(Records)
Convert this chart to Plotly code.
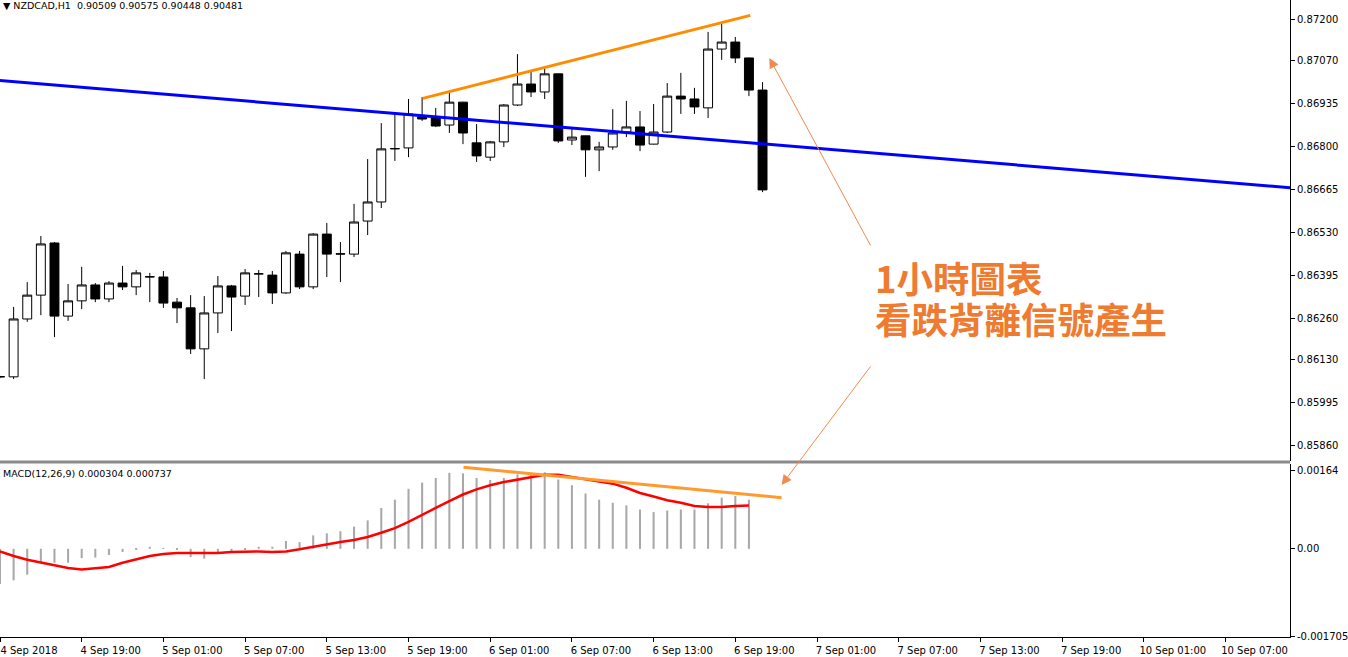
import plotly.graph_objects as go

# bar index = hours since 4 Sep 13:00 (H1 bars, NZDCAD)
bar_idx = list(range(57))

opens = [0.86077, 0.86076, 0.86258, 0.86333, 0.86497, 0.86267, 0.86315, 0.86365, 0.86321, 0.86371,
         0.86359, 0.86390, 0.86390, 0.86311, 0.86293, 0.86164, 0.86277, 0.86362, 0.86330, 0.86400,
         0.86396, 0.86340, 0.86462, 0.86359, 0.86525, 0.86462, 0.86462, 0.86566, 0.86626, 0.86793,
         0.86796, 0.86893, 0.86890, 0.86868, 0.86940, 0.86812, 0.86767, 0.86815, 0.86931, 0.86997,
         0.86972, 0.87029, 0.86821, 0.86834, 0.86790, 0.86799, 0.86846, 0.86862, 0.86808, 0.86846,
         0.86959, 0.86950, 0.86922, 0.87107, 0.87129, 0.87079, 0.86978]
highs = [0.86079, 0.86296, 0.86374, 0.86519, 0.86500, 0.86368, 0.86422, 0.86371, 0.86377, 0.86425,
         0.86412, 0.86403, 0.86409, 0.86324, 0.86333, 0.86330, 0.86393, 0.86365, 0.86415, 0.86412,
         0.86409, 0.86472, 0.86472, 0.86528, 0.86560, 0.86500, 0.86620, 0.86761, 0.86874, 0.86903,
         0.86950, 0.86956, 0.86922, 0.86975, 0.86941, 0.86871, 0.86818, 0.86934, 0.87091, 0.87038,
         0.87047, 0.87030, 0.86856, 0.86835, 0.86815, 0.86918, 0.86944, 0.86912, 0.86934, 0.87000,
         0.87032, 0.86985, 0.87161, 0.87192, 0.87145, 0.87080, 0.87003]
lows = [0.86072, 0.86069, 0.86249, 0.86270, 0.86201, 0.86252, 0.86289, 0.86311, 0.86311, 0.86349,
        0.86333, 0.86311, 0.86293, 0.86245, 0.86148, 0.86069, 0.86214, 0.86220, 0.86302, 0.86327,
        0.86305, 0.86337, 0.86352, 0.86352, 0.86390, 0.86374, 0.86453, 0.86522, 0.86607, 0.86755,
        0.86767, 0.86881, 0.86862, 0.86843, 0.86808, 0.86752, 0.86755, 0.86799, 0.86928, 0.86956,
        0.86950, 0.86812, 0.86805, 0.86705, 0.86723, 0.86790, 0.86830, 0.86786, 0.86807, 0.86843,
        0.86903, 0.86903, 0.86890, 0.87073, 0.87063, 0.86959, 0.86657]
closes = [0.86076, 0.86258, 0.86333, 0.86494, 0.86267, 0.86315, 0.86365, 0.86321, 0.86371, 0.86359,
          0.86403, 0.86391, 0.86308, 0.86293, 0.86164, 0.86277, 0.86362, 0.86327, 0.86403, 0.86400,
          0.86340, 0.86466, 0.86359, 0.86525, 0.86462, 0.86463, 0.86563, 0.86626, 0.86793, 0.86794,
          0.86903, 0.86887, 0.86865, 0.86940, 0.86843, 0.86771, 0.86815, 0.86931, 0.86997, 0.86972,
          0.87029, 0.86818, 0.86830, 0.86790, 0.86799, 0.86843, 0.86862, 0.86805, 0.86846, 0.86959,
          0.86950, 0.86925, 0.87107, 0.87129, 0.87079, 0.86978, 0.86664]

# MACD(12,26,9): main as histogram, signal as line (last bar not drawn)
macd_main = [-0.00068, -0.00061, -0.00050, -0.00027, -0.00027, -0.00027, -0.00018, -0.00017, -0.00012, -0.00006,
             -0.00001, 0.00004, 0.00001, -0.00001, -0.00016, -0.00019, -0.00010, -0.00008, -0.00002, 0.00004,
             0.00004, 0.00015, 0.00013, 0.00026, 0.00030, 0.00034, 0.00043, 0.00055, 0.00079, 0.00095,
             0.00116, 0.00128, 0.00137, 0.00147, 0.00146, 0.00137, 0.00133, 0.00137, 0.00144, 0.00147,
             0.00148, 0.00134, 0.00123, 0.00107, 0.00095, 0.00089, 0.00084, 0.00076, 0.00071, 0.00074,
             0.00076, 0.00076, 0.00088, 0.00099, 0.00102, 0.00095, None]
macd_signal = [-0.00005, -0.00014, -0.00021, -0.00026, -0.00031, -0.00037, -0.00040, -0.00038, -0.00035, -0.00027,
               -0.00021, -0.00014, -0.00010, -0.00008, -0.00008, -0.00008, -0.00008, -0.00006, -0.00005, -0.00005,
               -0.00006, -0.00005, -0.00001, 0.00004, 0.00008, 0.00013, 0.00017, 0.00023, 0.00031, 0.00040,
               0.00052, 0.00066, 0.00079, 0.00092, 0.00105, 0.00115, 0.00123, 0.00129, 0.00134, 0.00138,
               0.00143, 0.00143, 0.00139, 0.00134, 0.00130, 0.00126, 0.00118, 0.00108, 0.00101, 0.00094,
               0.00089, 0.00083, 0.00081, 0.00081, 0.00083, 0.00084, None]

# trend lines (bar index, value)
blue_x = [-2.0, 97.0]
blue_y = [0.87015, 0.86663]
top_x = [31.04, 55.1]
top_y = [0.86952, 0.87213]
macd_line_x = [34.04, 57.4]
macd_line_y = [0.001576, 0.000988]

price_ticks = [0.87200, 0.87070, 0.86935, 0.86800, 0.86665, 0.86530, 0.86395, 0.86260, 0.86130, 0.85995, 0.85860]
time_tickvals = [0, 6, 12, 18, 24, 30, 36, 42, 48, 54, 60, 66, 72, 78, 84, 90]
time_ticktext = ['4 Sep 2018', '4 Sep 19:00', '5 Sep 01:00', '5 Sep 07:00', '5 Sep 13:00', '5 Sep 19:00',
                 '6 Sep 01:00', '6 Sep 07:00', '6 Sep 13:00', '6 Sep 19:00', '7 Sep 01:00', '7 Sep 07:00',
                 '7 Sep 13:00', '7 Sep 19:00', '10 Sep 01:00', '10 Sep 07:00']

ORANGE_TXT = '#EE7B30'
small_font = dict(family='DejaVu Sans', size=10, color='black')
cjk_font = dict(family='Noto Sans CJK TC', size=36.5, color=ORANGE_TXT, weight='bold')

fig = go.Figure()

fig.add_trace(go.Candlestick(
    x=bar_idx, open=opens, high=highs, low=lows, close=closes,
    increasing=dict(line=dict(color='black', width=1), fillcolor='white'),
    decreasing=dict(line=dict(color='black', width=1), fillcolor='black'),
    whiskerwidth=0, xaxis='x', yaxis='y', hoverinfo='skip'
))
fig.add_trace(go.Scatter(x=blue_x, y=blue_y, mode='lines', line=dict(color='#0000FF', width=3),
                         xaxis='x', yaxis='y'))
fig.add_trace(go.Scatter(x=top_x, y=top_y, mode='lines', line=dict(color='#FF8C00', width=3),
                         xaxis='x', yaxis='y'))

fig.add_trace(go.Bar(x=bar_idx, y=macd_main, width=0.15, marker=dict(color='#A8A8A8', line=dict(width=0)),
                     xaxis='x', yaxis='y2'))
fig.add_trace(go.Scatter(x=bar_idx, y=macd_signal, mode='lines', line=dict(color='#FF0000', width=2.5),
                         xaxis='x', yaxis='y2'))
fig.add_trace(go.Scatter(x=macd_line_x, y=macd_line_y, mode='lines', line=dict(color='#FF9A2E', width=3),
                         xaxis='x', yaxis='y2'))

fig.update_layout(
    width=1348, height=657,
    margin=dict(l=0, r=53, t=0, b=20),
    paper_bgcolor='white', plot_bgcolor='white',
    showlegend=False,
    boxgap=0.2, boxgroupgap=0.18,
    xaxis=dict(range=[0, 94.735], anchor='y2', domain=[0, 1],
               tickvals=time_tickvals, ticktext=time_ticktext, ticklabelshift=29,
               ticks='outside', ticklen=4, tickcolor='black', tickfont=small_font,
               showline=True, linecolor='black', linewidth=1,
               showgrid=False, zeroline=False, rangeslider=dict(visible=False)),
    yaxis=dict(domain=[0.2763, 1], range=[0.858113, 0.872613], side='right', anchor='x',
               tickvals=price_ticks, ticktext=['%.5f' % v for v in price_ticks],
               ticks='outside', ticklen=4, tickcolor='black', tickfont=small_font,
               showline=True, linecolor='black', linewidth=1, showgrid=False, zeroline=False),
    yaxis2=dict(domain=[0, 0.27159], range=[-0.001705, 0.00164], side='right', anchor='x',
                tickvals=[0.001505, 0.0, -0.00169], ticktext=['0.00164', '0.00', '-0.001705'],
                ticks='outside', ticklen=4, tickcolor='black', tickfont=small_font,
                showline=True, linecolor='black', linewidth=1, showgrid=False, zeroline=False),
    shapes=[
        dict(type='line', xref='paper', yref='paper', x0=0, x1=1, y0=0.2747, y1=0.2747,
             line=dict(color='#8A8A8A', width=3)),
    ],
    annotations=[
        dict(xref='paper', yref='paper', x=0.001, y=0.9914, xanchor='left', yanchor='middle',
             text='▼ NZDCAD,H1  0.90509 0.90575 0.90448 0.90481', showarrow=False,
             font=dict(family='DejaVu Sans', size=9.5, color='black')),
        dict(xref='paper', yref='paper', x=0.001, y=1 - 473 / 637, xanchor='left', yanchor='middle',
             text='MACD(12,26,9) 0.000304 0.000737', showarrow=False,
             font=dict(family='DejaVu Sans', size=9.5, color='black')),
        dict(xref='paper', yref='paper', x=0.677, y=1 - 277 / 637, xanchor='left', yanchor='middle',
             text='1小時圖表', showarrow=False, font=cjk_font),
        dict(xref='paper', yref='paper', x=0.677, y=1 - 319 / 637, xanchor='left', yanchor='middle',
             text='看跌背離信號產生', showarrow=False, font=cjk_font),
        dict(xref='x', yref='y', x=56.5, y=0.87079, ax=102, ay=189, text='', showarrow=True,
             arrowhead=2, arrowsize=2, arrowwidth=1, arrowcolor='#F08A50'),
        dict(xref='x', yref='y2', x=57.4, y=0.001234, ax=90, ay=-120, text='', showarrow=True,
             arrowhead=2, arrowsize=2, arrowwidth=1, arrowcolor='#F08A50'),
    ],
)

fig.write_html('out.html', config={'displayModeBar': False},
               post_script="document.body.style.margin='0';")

...

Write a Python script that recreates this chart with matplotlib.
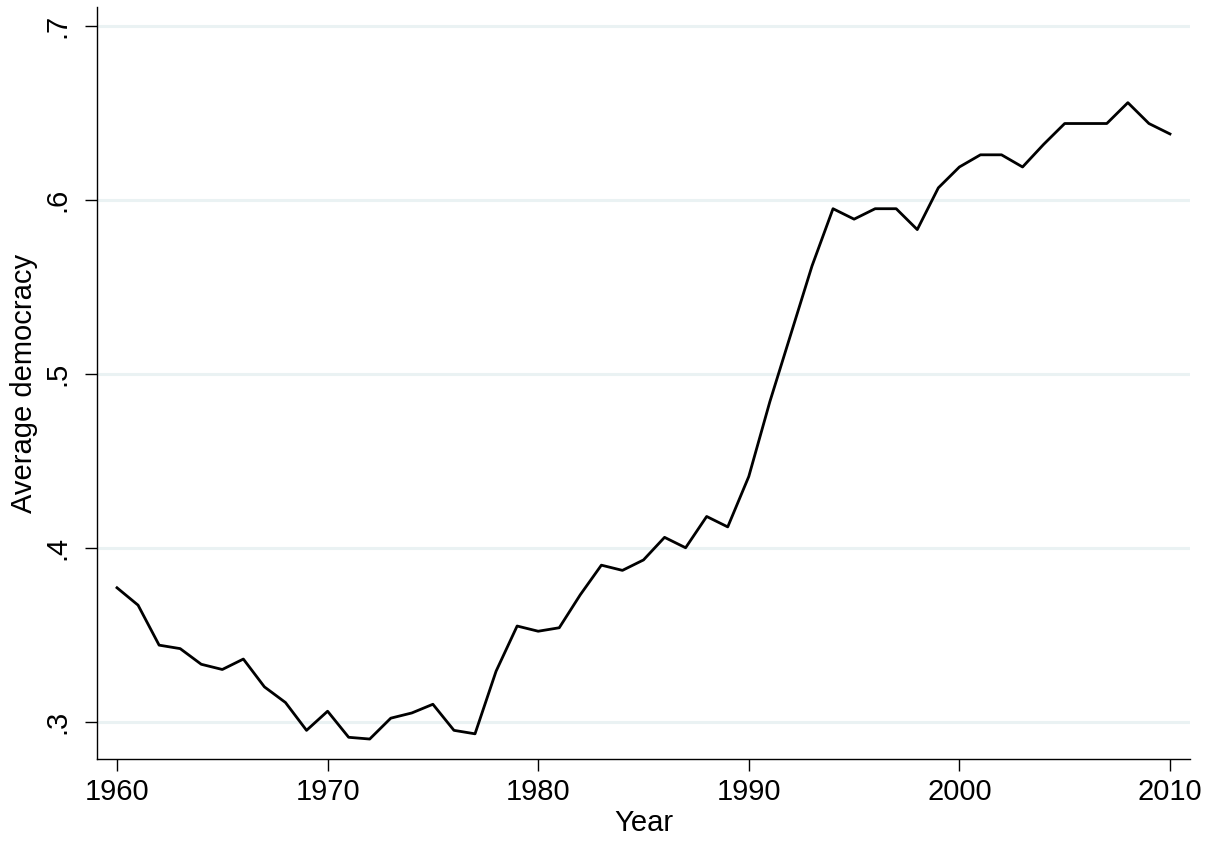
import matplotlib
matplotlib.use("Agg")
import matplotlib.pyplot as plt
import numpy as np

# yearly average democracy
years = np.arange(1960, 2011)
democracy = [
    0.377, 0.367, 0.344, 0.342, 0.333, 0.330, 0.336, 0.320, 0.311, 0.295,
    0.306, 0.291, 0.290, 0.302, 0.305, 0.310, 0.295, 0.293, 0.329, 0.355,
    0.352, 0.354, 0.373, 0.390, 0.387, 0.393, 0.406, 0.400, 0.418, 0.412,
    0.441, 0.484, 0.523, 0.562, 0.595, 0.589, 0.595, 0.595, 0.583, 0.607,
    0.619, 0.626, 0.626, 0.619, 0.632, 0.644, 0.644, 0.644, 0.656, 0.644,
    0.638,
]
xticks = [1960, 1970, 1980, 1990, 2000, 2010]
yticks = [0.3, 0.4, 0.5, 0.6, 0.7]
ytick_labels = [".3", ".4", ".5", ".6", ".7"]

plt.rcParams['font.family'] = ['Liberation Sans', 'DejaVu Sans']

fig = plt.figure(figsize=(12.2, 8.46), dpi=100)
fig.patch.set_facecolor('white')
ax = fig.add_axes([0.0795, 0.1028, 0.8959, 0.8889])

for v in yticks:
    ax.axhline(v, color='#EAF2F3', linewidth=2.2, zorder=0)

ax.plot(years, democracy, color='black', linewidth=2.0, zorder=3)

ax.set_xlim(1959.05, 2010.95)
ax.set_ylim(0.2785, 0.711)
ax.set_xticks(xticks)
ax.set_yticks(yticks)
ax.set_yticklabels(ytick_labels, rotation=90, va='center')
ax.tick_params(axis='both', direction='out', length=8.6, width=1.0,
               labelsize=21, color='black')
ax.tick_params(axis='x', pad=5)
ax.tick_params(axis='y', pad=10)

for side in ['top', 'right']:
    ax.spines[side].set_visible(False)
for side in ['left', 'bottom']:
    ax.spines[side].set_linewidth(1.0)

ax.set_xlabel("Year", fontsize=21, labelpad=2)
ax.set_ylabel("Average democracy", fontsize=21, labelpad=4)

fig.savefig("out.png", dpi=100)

■ **Exercise**:
Only the lines from the one holding "Convert this chart to Plotly code." to the one holding "bar_idx = list(range(57))" should be returned, both included and exactly as written, with no pictures.

■ **Response to the task**:
Convert this chart to Plotly code.
import plotly.graph_objects as go

# bar index = hours since 4 Sep 13:00 (H1 bars, NZDCAD)
bar_idx = list(range(57))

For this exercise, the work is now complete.